Die Beamten sprangen aus ihrem Fahrzeug. Einer zog zur Sicherheit seine Dienstwaffe und zielte damit auf die Heckscheibe des verunglückten Fluchtwagens, der andere stürzte nach vorn zur Fahrertür und riss sie auf. Dann machte er ein ziemlich belämmertes Gesicht: Der Fahrersitz war leer!

„Was ist hier los? Wo ist der Fahrer, bitte?“, schrie der Beamte die Fahrzeuginsassen voller Aufregung und Verblüffung an.

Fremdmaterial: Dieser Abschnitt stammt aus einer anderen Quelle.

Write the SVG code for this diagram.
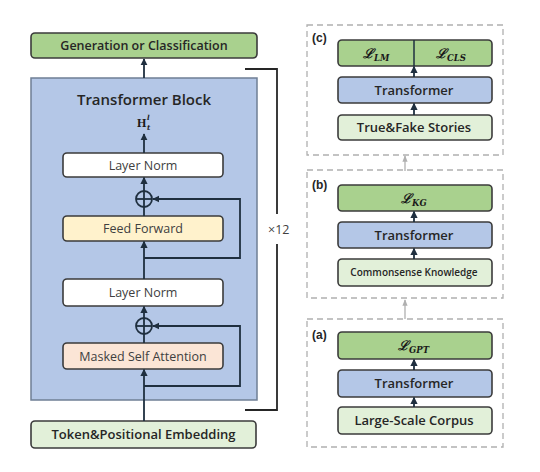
<svg xmlns="http://www.w3.org/2000/svg" width="540" height="472" viewBox="0 0 540 472">
<style>
.box{stroke:#3b3b3b;stroke-width:1.6}
.green{fill:#a9d18e}
.lgreen{fill:#e2f0d9}
.blue{fill:#b4c7e7}
.white{fill:#ffffff}
.yellow{fill:#fff2cc}
.peach{fill:#fbe5d6}
.lbl{font-family:"Open Sans","Liberation Sans",sans-serif;font-weight:600;fill:#262626;text-anchor:middle}
.in{font-family:"Open Sans","Liberation Sans",sans-serif;font-weight:400;fill:#404040;text-anchor:middle;font-size:12.5px}
.math{font-family:"DejaVu Serif","Liberation Serif",serif;font-weight:bold;font-style:italic;fill:#1a1a1a}
.ln{stroke:#1f2f3f;stroke-width:1.8;fill:none}
.dash{fill:none;stroke:#b0b0b0;stroke-width:1.3;stroke-dasharray:6,4}
.gray{stroke:#b0b0b0;stroke-width:1.3;fill:none}
.sm{font-family:"Liberation Sans",sans-serif;font-weight:bold;font-size:12px;fill:#262626}
</style>
<defs>
<marker id="ah" viewBox="0 0 10 10" refX="9" refY="5" markerWidth="4" markerHeight="4" orient="auto"><path d="M0,0 L10,5 L0,10 z" fill="#1f2f3f"/></marker>
<marker id="ahg" viewBox="0 0 10 10" refX="9" refY="5" markerWidth="5" markerHeight="5" orient="auto"><path d="M0,1 L10,5 L0,9 z" fill="#b0b0b0"/></marker>
</defs>
<rect width="540" height="472" fill="#ffffff"/>

<g id="output">
<rect class="box green" x="31" y="33" width="226" height="25" rx="4"/>
<text class="lbl" x="144" y="50" font-size="12.5">Generation or Classification</text>
</g>

<g id="transformer-block">
<rect x="31" y="78" width="226" height="322" fill="#b4c7e7" stroke="#6f7f95" stroke-width="1.5"/>
<text class="lbl" x="144" y="105" font-size="15" font-weight="700">Transformer Block</text>
<text x="137" y="127" font-family="Liberation Serif, serif" font-weight="bold" font-size="12" fill="#1a1a1a">H</text>
<text class="math" x="147" y="120" font-size="7">l</text>
<text class="math" x="147" y="130" font-size="7">t</text>
</g>

<g id="layer-norm-1">
<rect class="box white" x="63" y="153" width="160" height="24" rx="4"/>
<text class="in" x="143" y="169.5">Layer Norm</text>
</g>

<g id="add-1">
<circle cx="144" cy="199" r="8" fill="none" stroke="#1f2f3f" stroke-width="1.8"/>
<line class="ln" x1="136" y1="199" x2="152" y2="199"/>
<line class="ln" x1="144" y1="191" x2="144" y2="207"/>
</g>

<g id="feed-forward">
<rect class="box yellow" x="63" y="216" width="160" height="25" rx="4"/>
<text class="in" x="143" y="233">Feed Forward</text>
</g>

<g id="layer-norm-2">
<rect class="box white" x="63" y="279" width="160" height="27" rx="4"/>
<text class="in" x="143" y="297">Layer Norm</text>
</g>

<g id="add-2">
<circle cx="144" cy="326" r="8" fill="none" stroke="#1f2f3f" stroke-width="1.8"/>
<line class="ln" x1="136" y1="326" x2="152" y2="326"/>
<line class="ln" x1="144" y1="318" x2="144" y2="334"/>
</g>

<g id="masked-self-attention">
<rect class="box peach" x="63" y="343" width="160" height="26" rx="4"/>
<text class="in" x="143" y="360.5">Masked Self Attention</text>
</g>

<g id="embedding">
<rect class="box lgreen" x="31" y="421" width="225" height="27" rx="4"/>
<text class="lbl" x="143.5" y="439" font-size="13">Token&amp;Positional Embedding</text>
</g>

<g id="repeat-label">
<text x="268" y="234" font-family="Open Sans, Liberation Sans, sans-serif" font-size="12.5" fill="#404040">×12</text>
</g>

<g id="panel-c">
<rect class="dash" x="307" y="25" width="196" height="130"/>
<text class="sm" x="312" y="42">(c)</text>
<rect class="box green" x="338" y="40" width="154" height="26" rx="4"/>
<line x1="414" y1="40" x2="414" y2="66" stroke="#1f2f3f" stroke-width="1.5"/>
<text class="math" x="363" y="58" font-size="13">ℒ<tspan font-size="8.5" dy="3">LM</tspan></text>
<text class="math" x="436" y="58" font-size="13">ℒ<tspan font-size="8.5" dy="3">CLS</tspan></text>
<rect class="box blue" x="338" y="77" width="154" height="26" rx="4"/>
<text class="lbl" x="414" y="95" font-size="13">Transformer</text>
<rect class="box lgreen" x="338" y="115" width="154" height="25" rx="4"/>
<text class="lbl" x="414" y="132" font-size="13">True&amp;Fake Stories</text>
</g>

<g id="panel-b">
<rect class="dash" x="307" y="170" width="196" height="128"/>
<text class="sm" x="312" y="189">(b)</text>
<rect class="box green" x="338" y="185" width="154" height="26" rx="4"/>
<text class="math" x="401" y="203" font-size="13">ℒ<tspan font-size="8.5" dy="3">KG</tspan></text>
<rect class="box blue" x="338" y="222" width="154" height="26" rx="4"/>
<text class="lbl" x="414" y="240" font-size="13">Transformer</text>
<rect class="box lgreen" x="338" y="259" width="154" height="27" rx="4"/>
<text class="lbl" x="414" y="276" font-size="10">Commonsense Knowledge</text>
</g>

<g id="panel-a">
<rect class="dash" x="307" y="319" width="196" height="128"/>
<text class="sm" x="312" y="339">(a)</text>
<rect class="box green" x="338" y="332" width="154" height="27" rx="4"/>
<text class="math" x="398" y="350" font-size="13">ℒ<tspan font-size="8.5" dy="3">GPT</tspan></text>
<rect class="box blue" x="338" y="370" width="154" height="27" rx="4"/>
<text class="lbl" x="414" y="388" font-size="13">Transformer</text>
<rect class="box lgreen" x="338" y="407" width="154" height="27" rx="4"/>
<text class="lbl" x="414" y="425" font-size="13">Large-Scale Corpus</text>
</g>

<g id="connectors">
<line class="ln" x1="144" y1="78" x2="144" y2="59" marker-end="url(#ah)"/>
<line class="ln" x1="144" y1="153" x2="144" y2="134" marker-end="url(#ah)"/>
<line class="ln" x1="144" y1="191" x2="144" y2="177.5" marker-end="url(#ah)"/>
<line class="ln" x1="144" y1="216" x2="144" y2="207"/>
<polyline class="ln" points="144,258 240,258 240,199 153,199" marker-end="url(#ah)"/>
<line class="ln" x1="144" y1="279" x2="144" y2="241.5" marker-end="url(#ah)"/>
<line class="ln" x1="144" y1="318" x2="144" y2="306.5" marker-end="url(#ah)"/>
<line class="ln" x1="144" y1="343" x2="144" y2="334"/>
<polyline class="ln" points="144,386 240,386 240,326 153,326" marker-end="url(#ah)"/>
<line class="ln" x1="144" y1="421" x2="144" y2="369.5" marker-end="url(#ah)"/>
<polyline points="245,69 277,69 277,214" fill="none" stroke="#262626" stroke-width="1.8"/>
<polyline points="277,244 277,410 245,410" fill="none" stroke="#262626" stroke-width="1.8"/>
<line class="ln" x1="414" y1="115" x2="414" y2="103.5" marker-end="url(#ah)"/>
<line class="ln" x1="414" y1="77" x2="414" y2="66.5" marker-end="url(#ah)"/>
<line class="ln" x1="414" y1="259" x2="414" y2="248.5" marker-end="url(#ah)"/>
<line class="ln" x1="414" y1="222" x2="414" y2="211.5" marker-end="url(#ah)"/>
<line class="ln" x1="414" y1="407" x2="414" y2="397.5" marker-end="url(#ah)"/>
<line class="ln" x1="414" y1="370" x2="414" y2="359.5" marker-end="url(#ah)"/>
<line class="gray" x1="405" y1="171" x2="405" y2="156" marker-end="url(#ahg)"/>
<line class="gray" x1="405" y1="319" x2="405" y2="300" marker-end="url(#ahg)"/>
</g>
</svg>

„Ja haben Sie ihn denn nicht gesehen, Herr Wachtmeister? Der ist abgehauen!“

„Was sagen Sie da? Was soll das heißen?“

„Der ist aus dem Auto gesprungen, als Sie gekommen sind und schnell über das Feld dort abgehauen. Sie müssen ihn doch noch gesehen haben: Nach dahinten ist er lang gelaufen!“

„Das glaube ich Ihnen nicht: Ich denke, Sie dort auf dem Beifahrersitz, Sie sind gefahren! Zeigen Sie mir bitte mal Ihre Papiere!“

„Nein, nein, Herr Wachtmeister: Ich bin nicht gefahren, wirklich nicht, da können Sie alle hier im Auto fragen!“

Währenddessen fingen die drei vom Alkohol ziemlich benebelten Studenten auf der Rücksitzbank an, lautstark im Chor zu singen:

„Wir wollen pusten, wir wollen pusten! Bitte, bitte Herr Wachtmeister, lassen Sie uns ins Röhrchen pusten…“

Was soll ich sagen, die Sache ging vor Gericht, aber alle vier Studenten hoben am Ende die Hand zum Schwur und wurden so allesamt von jeder Schuld freigesprochen. Und das, obwohl sie vor Gericht standhaft darüber geschwiegen haben, wer am Ende dieser ominöse flüchtige „Geisterfahrer“ gewesen sein sollte, der so schnell durch die Kurven gerast war, dass selbst die Polizei nicht mehr hinter ihm her kam.